Idea behind this procedure
- Unlike fitting a single large decision tree to the data, which amounts to fitting the data hard and potentially overfitting, the boosting approach instead learns slowly.
- Given the current model, we fit a decision tree to the residuals from the model. That is, we fit a tree using the current residuals, rather than the outcome Y , as the response.
- We then add this new decision tree into the fitted function in order to update the residuals. Each of these trees can be rather small, with just a few terminal nodes, determined by the parameter d in the algorithm.
- By fitting small trees to the residuals, we slowly improve $\hat{f}$ in areas where it does not perform well.
- The shrinkage parameter λ slows the process down even further, allowing more and different shaped trees to attack the residuals.
Note that in boosting, unlike in bagging, the construction of each tree depends strongly on the trees that have already been grown.
Boosting has three tuning parameters:
- The number of trees $B$. Unlike bagging and random forests, boostingcan overfit if B is too large, although this overfitting tends to occur slowly if at all. We use cross-validation to select B.
- The shrinkage parameter $λ$, a small positive number.
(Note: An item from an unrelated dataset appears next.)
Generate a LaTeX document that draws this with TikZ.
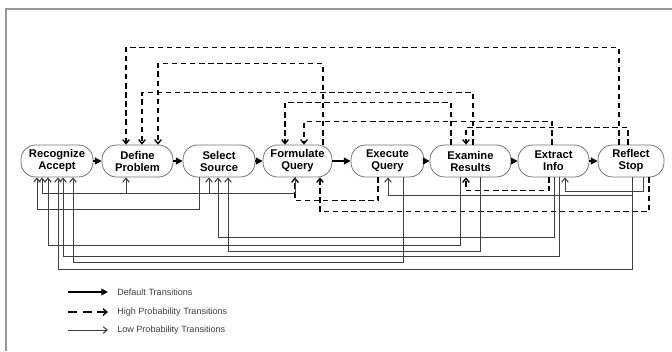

This controls the rate at which boosting learns.
- The number $d$ of splits in each tree, which controls the complexity of the boosted ensemble. Often d = 1 works well, in which case each tree is a stump, consisting of a single split. In this case, the boosted ensemble is fitting an additive model, since each term involves only a single variable. More generally $d$ is the interaction depth, and controls the interaction order of the boosted model, since $d$ splits can involve at most d variables.
Boosting V.S. Random forests:
- In boosting, because the growth of a particular tree takes into account the other trees that have already been grown, smaller trees are typically sufficient.
- Using smaller trees can aid in interpretability as well; for instance, using stumps leads to an additive model.